Wednesday, January 13, 2010


Artwork by Tauba Auerbach

So the suggestion and implications of consciousness simulation has been discussed more and more as the singularity approaches. Here and throughout the philosophical community, thoughts of downloading our conscious self onto a computer (or the thoughts that we are now, already, here inside some greater simulation) are sparking all kinds debates and breakthroughs.

Though maybe we can think about what it means to simulate consciousness and perhaps we can find such a process in our pragmatic lives. What does it mean when a child 'plays?' Think of objects of play (toy cars, dolls, cardboard boxes, etc.) and try to put yourself in a place where such objects could be enjoyable.
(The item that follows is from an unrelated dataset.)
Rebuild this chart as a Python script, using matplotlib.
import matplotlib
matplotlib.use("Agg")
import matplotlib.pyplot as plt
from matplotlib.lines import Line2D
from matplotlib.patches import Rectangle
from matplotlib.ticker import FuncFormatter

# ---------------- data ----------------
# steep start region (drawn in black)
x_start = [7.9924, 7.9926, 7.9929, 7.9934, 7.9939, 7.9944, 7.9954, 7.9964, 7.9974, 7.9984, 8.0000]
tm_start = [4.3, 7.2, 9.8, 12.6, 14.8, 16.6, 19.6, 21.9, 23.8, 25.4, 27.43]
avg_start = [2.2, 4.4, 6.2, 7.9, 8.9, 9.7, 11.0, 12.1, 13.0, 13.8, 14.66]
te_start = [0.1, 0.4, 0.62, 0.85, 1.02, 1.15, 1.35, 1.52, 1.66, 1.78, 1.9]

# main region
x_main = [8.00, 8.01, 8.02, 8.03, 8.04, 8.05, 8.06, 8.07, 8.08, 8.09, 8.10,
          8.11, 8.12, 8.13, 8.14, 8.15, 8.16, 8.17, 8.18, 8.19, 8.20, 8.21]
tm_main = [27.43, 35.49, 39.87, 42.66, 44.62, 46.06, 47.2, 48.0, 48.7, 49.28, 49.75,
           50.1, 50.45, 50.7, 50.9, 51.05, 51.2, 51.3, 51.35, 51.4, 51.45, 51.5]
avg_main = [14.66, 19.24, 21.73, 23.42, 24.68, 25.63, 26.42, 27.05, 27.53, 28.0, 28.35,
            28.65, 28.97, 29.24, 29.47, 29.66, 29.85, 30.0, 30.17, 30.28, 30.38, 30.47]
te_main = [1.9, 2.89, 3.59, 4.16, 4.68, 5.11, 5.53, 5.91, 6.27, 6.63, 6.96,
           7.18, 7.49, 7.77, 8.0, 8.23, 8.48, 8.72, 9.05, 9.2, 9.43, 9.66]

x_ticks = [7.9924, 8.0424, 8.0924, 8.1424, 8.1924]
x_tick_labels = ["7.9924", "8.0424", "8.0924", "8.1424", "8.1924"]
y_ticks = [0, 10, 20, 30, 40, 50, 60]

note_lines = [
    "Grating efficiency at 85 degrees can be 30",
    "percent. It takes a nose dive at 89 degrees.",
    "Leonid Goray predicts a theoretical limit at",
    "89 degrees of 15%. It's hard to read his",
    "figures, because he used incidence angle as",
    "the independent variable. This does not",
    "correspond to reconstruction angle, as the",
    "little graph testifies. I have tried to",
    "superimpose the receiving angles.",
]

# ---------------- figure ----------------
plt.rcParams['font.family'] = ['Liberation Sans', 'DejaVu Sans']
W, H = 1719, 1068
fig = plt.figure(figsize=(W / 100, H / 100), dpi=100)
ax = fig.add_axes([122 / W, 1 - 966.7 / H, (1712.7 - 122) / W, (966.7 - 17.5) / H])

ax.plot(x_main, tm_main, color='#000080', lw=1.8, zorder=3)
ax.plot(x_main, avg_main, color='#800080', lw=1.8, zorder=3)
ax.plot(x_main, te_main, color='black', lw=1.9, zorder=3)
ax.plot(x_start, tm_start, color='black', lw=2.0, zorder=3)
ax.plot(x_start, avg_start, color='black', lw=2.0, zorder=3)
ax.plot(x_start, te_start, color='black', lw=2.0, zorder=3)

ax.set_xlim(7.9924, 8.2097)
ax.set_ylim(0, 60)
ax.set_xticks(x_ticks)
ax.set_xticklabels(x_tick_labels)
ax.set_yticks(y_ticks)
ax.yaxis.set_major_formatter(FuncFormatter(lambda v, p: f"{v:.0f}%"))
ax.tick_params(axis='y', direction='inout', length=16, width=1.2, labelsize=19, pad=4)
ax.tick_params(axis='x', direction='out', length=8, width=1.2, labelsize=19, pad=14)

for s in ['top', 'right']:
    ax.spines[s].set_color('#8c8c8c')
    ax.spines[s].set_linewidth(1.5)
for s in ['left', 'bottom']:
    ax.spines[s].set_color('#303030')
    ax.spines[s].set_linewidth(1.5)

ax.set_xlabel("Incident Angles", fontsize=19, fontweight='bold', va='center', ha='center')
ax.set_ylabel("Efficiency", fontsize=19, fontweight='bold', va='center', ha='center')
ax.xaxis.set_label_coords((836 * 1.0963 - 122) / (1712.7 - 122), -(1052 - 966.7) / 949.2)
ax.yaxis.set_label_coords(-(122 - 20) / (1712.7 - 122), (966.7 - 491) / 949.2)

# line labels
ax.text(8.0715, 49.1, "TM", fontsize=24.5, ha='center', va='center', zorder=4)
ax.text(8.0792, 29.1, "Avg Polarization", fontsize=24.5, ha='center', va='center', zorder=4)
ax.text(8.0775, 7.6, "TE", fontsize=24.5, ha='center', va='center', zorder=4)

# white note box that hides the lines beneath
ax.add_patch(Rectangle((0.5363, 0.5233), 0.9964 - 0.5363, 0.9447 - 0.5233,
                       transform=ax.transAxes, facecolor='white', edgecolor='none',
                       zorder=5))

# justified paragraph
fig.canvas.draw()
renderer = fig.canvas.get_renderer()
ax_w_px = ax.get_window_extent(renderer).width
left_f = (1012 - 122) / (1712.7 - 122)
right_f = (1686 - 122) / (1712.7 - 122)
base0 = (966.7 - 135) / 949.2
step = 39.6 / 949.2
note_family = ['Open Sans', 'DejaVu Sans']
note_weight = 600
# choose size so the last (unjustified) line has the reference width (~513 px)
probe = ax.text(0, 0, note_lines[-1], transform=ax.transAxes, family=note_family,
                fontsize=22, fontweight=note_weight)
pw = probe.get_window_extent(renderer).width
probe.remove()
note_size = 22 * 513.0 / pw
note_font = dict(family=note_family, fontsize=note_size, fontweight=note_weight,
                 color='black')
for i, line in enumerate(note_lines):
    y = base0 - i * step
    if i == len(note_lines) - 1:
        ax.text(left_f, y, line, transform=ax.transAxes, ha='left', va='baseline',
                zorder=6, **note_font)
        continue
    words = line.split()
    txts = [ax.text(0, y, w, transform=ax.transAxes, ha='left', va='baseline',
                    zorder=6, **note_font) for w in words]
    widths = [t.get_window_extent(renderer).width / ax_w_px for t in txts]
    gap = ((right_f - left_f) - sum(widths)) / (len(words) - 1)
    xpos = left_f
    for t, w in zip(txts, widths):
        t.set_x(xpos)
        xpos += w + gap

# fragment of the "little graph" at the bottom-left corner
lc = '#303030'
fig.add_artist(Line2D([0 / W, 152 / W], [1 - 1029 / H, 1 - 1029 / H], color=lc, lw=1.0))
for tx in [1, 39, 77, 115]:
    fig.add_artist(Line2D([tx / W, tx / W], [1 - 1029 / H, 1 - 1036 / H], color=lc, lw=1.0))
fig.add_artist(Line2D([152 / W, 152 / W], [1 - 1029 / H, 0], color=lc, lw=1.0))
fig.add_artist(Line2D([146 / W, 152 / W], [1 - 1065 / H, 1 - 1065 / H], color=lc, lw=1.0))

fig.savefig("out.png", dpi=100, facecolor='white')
The object of play is truly the imagination. Children simulate the consciousness of of other possible characters and use toys to make the simulations feel (in the most strict sense of the word) like their conscious reality.
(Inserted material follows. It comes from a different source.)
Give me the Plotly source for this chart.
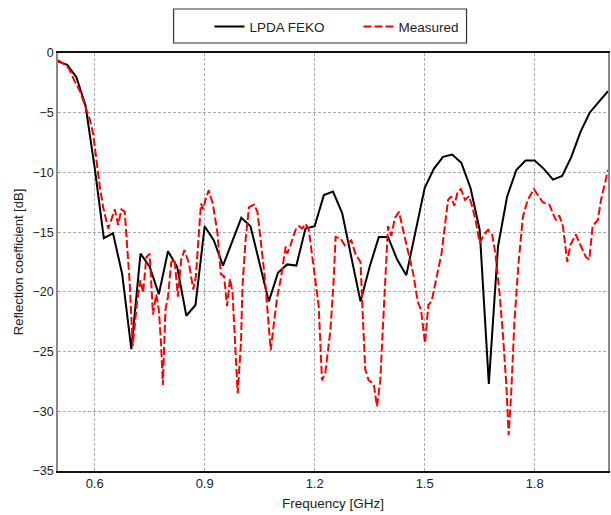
import plotly.graph_objects as go

# LPDA FEKO simulation (GHz, dB)
feko_freq = [0.500, 0.525, 0.550, 0.575, 0.600, 0.625, 0.650, 0.675, 0.700, 0.725,
             0.750, 0.775, 0.800, 0.825, 0.850, 0.875, 0.900, 0.925, 0.950, 0.975,
             1.000, 1.025, 1.050, 1.075, 1.100, 1.125, 1.150, 1.175, 1.200, 1.225,
             1.250, 1.275, 1.300, 1.325, 1.350, 1.375, 1.400, 1.425, 1.450, 1.475,
             1.500, 1.525, 1.550, 1.575, 1.600, 1.625, 1.650, 1.675, 1.700, 1.725,
             1.750, 1.775, 1.800, 1.825, 1.850, 1.875, 1.900, 1.925, 1.950, 1.975, 2.000]
feko_db = [-0.7, -1.0, -2.0, -4.4, -9.6, -15.5, -15.1, -18.5, -24.8, -16.8,
           -17.9, -20.2, -16.6, -17.9, -22.0, -21.1, -14.5, -15.7, -17.8, -15.8,
           -13.8, -14.5, -17.6, -20.8, -18.4, -17.7, -17.8, -14.7, -14.5, -11.9,
           -11.6, -13.4, -17.1, -20.8, -17.9, -15.4, -15.4, -17.3, -18.6, -14.8,
           -11.3, -9.7, -8.7, -8.5, -9.2, -11.3, -14.8, -27.7, -16.2, -12.0,
           -9.8, -9.0, -9.0, -9.7, -10.6, -10.3, -8.7, -6.6, -5.0, -4.1, -3.2]

# Measured (GHz, dB)
meas_freq = [0.500, 0.515, 0.530, 0.546, 0.560, 0.573, 0.587, 0.596, 0.605, 0.614,
             0.623, 0.637, 0.646, 0.655, 0.664, 0.673, 0.682, 0.695, 0.704, 0.715,
             0.725, 0.732, 0.741, 0.750, 0.759, 0.768, 0.775, 0.781, 0.786, 0.793,
             0.800, 0.809, 0.818, 0.827, 0.836, 0.845, 0.857, 0.869, 0.876, 0.884,
             0.890, 0.896, 0.902, 0.911, 0.922, 0.935, 0.944, 0.953, 0.961, 0.969,
             0.976, 0.990, 0.999, 1.003, 1.012, 1.021, 1.035, 1.044, 1.063, 1.071,
             1.080, 1.089, 1.098, 1.107, 1.121, 1.125, 1.134, 1.148, 1.157, 1.166,
             1.175, 1.184, 1.198, 1.211, 1.220, 1.229, 1.243, 1.252, 1.257, 1.270,
             1.282, 1.300, 1.311, 1.325, 1.331, 1.338, 1.347, 1.361, 1.370, 1.379,
             1.388, 1.395, 1.400, 1.409, 1.419, 1.430, 1.442, 1.456, 1.469, 1.481,
             1.490, 1.501, 1.510, 1.519, 1.533, 1.546, 1.555, 1.564, 1.572, 1.581,
             1.590, 1.599, 1.610, 1.621, 1.630, 1.639, 1.650, 1.662, 1.673, 1.684,
             1.693, 1.705, 1.714, 1.723, 1.729, 1.736, 1.745, 1.756, 1.768, 1.781,
             1.798, 1.809, 1.822, 1.831, 1.840, 1.852, 1.858, 1.867, 1.877, 1.889,
             1.897, 1.912, 1.926, 1.940, 1.949, 1.958, 1.972, 1.981, 2.000]
meas_db = [-0.6, -0.9, -1.3, -2.4, -3.2, -4.3, -5.6, -6.8, -9.2, -11.2,
           -12.9, -14.7, -13.9, -13.1, -14.4, -13.1, -13.3, -19.0, -24.5, -21.0,
           -19.0, -20.1, -17.1, -16.8, -21.9, -20.2, -21.5, -24.3, -27.8, -21.5,
           -20.4, -17.5, -17.3, -20.4, -17.3, -16.5, -17.6, -19.8, -18.7, -15.4,
           -12.6, -13.1, -12.3, -11.5, -12.6, -15.1, -18.5, -18.7, -21.2, -18.9,
           -20.1, -28.5, -24.3, -19.6, -15.5, -12.9, -12.7, -13.3, -18.5, -21.4,
           -24.9, -22.6, -20.4, -19.0, -16.2, -16.8, -16.1, -14.8, -14.5, -14.7,
           -14.3, -14.8, -17.9, -21.2, -27.4, -26.8, -23.2, -19.0, -15.4, -15.5,
           -16.1, -15.7, -16.8, -17.5, -21.8, -26.5, -27.4, -27.7, -29.6, -27.4,
           -21.8, -17.3, -14.5, -15.3, -13.8, -13.3, -14.8, -16.8, -18.5, -20.8,
           -21.5, -24.3, -21.1, -20.8, -18.7, -16.8, -14.5, -12.3, -12.0, -12.8,
           -11.6, -11.4, -12.3, -12.0, -12.9, -14.0, -15.9, -15.2, -14.8, -15.2,
           -16.8, -20.4, -23.8, -27.9, -32.0, -28.5, -22.4, -17.6, -13.7, -12.3,
           -11.4, -11.9, -12.5, -12.6, -12.7, -13.6, -14.0, -13.6, -14.5, -17.5,
           -16.1, -15.2, -16.1, -17.1, -17.3, -14.5, -14.0, -12.3, -9.8]

x_ticks = [0.6, 0.9, 1.2, 1.5, 1.8]
x_tick_labels = ["0.6", "0.9", "1.2", "1.5", "1.8"]
y_ticks = [0, -5, -10, -15, -20, -25, -30, -35]

fig = go.Figure()
fig.add_trace(go.Scatter(x=feko_freq, y=feko_db, mode="lines", name="LPDA FEKO",
                         line=dict(color="black", width=2)))
fig.add_trace(go.Scatter(x=meas_freq, y=meas_db, mode="lines", name="Measured",
                         line=dict(color="#ff0000", width=2, dash="8px,3px")))

font_family = "Liberation Sans, Arial, sans-serif"
fig.update_layout(
    width=611, height=515,
    margin=dict(l=58, r=1, t=53, b=44),
    paper_bgcolor="white", plot_bgcolor="white",
    font=dict(family=font_family, size=12.5, color="#222"),
    showlegend=True,
    legend=dict(orientation="h", x=0.2754, y=1.063, xanchor="left", yanchor="middle",
                borderwidth=0, bgcolor="rgba(0,0,0,0)",
                font=dict(size=13.5, color="#222"),
                entrywidth=104, entrywidthmode="pixels"),
    shapes=[dict(type="rect", xref="paper", yref="paper",
                 x0=0.2101, x1=0.7428, y0=1.0239, y1=1.1053,
                 line=dict(color="#333", width=1.2), fillcolor="rgba(0,0,0,0)",
                 layer="above")],
    xaxis=dict(range=[0.5, 2.0], tickvals=x_ticks, ticktext=x_tick_labels,
               showgrid=True, gridcolor="#aaaaaa", griddash="3px,2px", gridwidth=1,
               showline=True, linecolor="#111", linewidth=1.5, mirror=True,
               ticks="", zeroline=False,
               title=dict(text="Frequency [GHz]", standoff=8, font=dict(size=13.5)),
               tickfont=dict(size=13)),
    yaxis=dict(range=[-35, 0], tickvals=y_ticks,
               showgrid=True, gridcolor="#aaaaaa", griddash="3px,2px", gridwidth=1,
               showline=True, linecolor="#888", linewidth=1.5, mirror=True,
               ticks="", zeroline=False,
               title=dict(text="Reflection coefficient [dB]", standoff=6, font=dict(size=13)),
               tickfont=dict(size=12.5)),
)

fig.write_html("out.html")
As children play by themselves, they are not conscious; they are in a world of their own: a imagined character's world where the possibilities expand as far as the imagination can. Video games provide a similar consciousness simulation. The fun isn't fiddling with the remote, it's letting yourself simulate the consciousness of mario or sonic. When your character dies in a video game, what do you say?
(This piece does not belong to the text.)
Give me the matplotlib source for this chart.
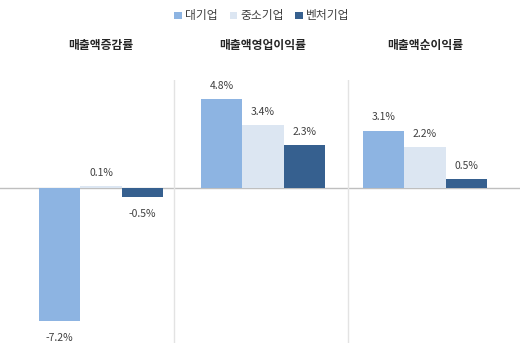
import matplotlib
matplotlib.use('Agg')
import matplotlib.pyplot as plt
import matplotlib.transforms as mtransforms
from matplotlib.patches import Patch
import numpy as np

plt.rcParams['font.family'] = ['Noto Sans CJK KR', 'DejaVu Sans']

# data
groups = ['매출액증감률', '매출액영업이익률', '매출액순이익률']
series = ['대기업', '중소기업', '벤처기업']
large = [-7.2, 4.8, 3.1]
small = [0.1, 3.4, 2.2]
venture = [-0.5, 2.3, 0.5]
colors = ['#8DB4E2', '#DCE6F2', '#36608F']

fig = plt.figure(figsize=(5.25, 3.56), dpi=100)
ax = fig.add_axes([0.0, 13 / 356, 520 / 525, 263 / 356])

x = np.arange(len(groups))
w = 0.256
vals = [large, small, venture]
for i, (v, c) in enumerate(zip(vals, colors)):
    pos = x + (i - 1) * w
    ax.bar(pos, v, width=w, color=c, zorder=2)
    for px, pv in zip(pos, v):
        off = 9.5 if pv >= 0 else -12
        ax.annotate('%.1f%%' % pv, (px, pv), xytext=(0, off), textcoords='offset points',
                    ha='center', va='center', fontsize=7.5, color='#404040')

# zero line + group separators
ax.axhline(0, color='#BFBFBF', lw=1, zorder=1)
for s in [0.45, 1.525]:
    ax.axvline(s, color='#E3E3E3', lw=1, zorder=1)

ax.set_xlim(-0.623, 2.586)
ax.set_ylim(-8.38, 5.84)
ax.axis('off')

# group titles
trans = mtransforms.blended_transform_factory(ax.transData, fig.transFigure)
for gx, g in zip(x, groups):
    ax.text(gx, 1 - 45 / 356, g, transform=trans, ha='center', va='center',
            fontsize=8.5, fontweight='bold', color='#262626')

handles = [Patch(facecolor=c, label=s) for s, c in zip(series, colors)]
fig.legend(handles=handles, loc='center', bbox_to_anchor=(262 / 525, 1 - 16 / 356),
           ncol=3, frameon=False, fontsize=8.5, handlelength=0.6, handleheight=0.6,
           handletextpad=0.3, columnspacing=1.0, labelcolor='#404040')

fig.savefig('out.png', dpi=100)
Consciousness, as Daniel Dennett and others understand, rises from the communication of language. The digital system that is our language gives us one particular consciousness, but certainly, we are made up of many different kinds of brain states other than the inadequate understanding of consciousness. Are these consciousness simulations different entities that we create in our minds? Do they have some stake in our multiverse? Are we the mental runoff of a higher intelligence's playtime?